Jeff of Mehoppany, PA on Dec. 19, 2015
Thank you Ticketmaster for wasting 2.5 hours of my time trying to purchase Adele Tix for the Phila shows. It was so great to watch my computer screen spin forever and say you are in the Q and are in order for next available tix. It was also great to never be able to get through on the phone -- only to be pushed to an automated service that could not understand what concert tix I had requested. I'd say, "Adele" and it what say "Zombies"? I'd say, "No, ADELE" and it would say -- "Muscles"? WTF Really!!! It is amazing how I was in online to get next available tix. Only needed 2 for an Xmas Gift and funny how all the ticket agencies had gotten 1000's to my 0. Can you say ticket monopoly!!!

Shelley of Thornhill, ON on Dec. 17, 2015
I went on the Ticketmaster site at 10 am sharp and was placed in queue to buy Adele tickets for my 2 daughters for her October show in Toronto. After waiting for about 30 minutes (though the site said less than 10 minutes), it was my turn to purchase tickets. I accepted the 2 tickets which were $195 each. Followed all the prompts, entered my credit card info, all the personal info, then saw my ticket confirmation that they were reserved. All I had to do was accept and they would be mine BUT after I hit the last button... a message came up that something went wrong with my order, and POOF... tickets were gone!!! It took me back to event page, where I would have to wait AGAIN! I was in tears! I waited and waited and waited... only to find out that they were sold out!! WHAT??? I called customer service, (got some call centre in Texas), and they didn't care. Called Head office in Toronto, left 2 messages... NO REPLY!

Ticketmaster seems to know that they've got disappointed fans. And the recent demand for Adele's tickets proved to be tipping point. "I know it must be frustrating to read or see in the news that we crashed during Adele's onsale and that fans are upset with [Ticketmaster] because they couldn't get tickets," Ticketmaster president Jared Smith wrote in the memo that Billboard magazine printed.

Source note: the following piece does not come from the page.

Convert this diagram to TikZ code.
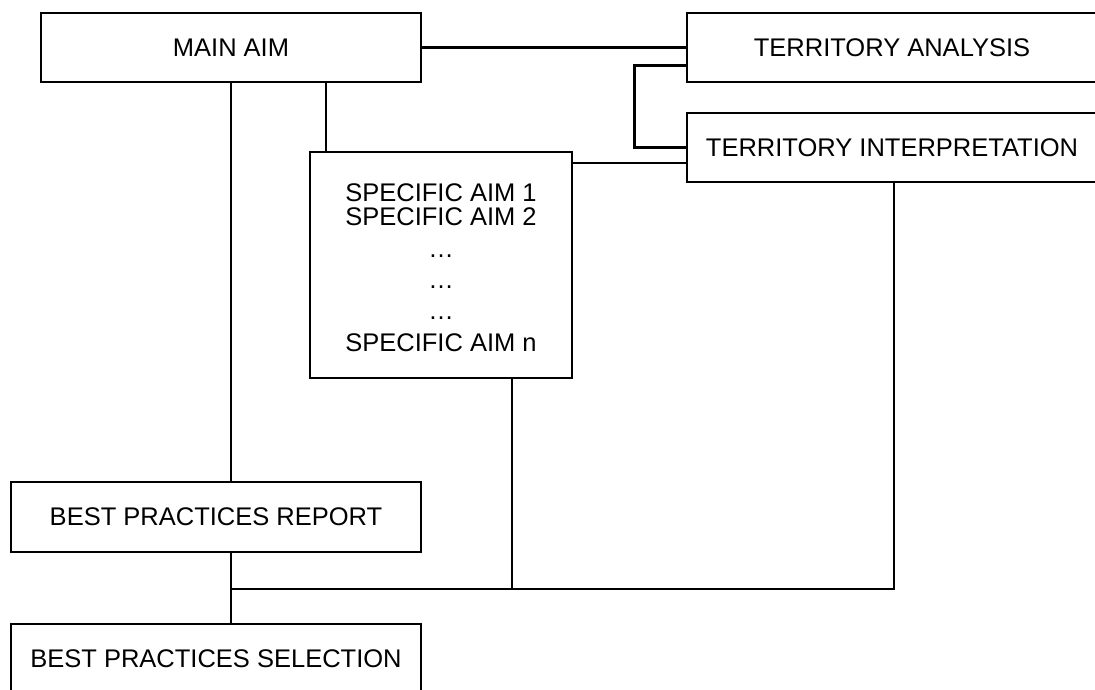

Adele's six nights at New York's Madison Square Garden had 4 million people trying to buy just 100,000 available tickets. "Unfortunately, when there is such a exceptional artist with unprecedented demand against short supply, there are inevitably going to be disappointed fans" wrote Smith.

So, is this just an issue of supply and demand -- or is the drive to profit from the secondary market creating an unfair competitive marketplace for consumers? One thing is certain, for an industry built on tech, there are an awful lot of disappointed customers with unrealistic expectations of what they're going to be able to achieve.